TheLaughingMan said:


> I've read descriptions but I wanted I suppose a more personal understanding of the types/functions, explained in concrete terms over abstract.


By requesting a "personal understanding" I fail to see how you have narrowed down your inquiry in any way. I would be happy to link resources (Main Page - WSWiki) where I have attempted to explain the essence of these types and functions in my own way, but I am pretty sure this isn't what you want and these descriptions are rather abstract by nature.

In order to help you usefully with *concrete* information as you asked, you must first pose in concrete terms what it is that you want to know about these types.
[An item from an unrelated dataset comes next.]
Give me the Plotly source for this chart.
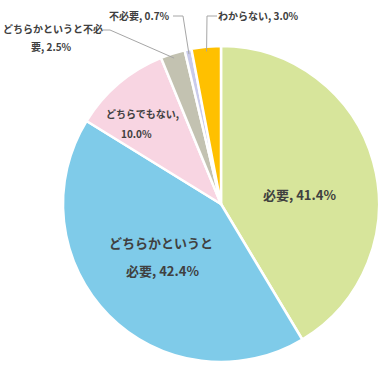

Do you want examples of real-life people (I can do that), do you want to know exactly what an LSI would do compared to an SLE in situation X (Not that simple), etc.


----------



## HighClassSavage (Nov 29, 2012)

aestrivex said:


> By requesting a "personal understanding" I fail to see how you have narrowed down your inquiry in any way. I would be happy to link resources (Main Page - WSWiki) where I have attempted to explain the essence of these types and functions in my own way, but I am pretty sure this isn't what you want and these descriptions are rather abstract by nature.
> 
> In order to help you usefully with *concrete* information as you asked, you must first pose in concrete terms what it is that you want to know about these types. Do you want examples of real-life people (I can do that), do you want to know exactly what an LSI would do compared to an SLE in situation X (Not that simple), etc.


What I want to know is basically what @_cyamitide_ provided with his/her links. How do these two types differ in the real world is all I'm asking. How could you tell one apart from the other if one were attempting to type them. What are some personal observations? Sure, what would an LSI typically do compared to an SLE in situation X?


----------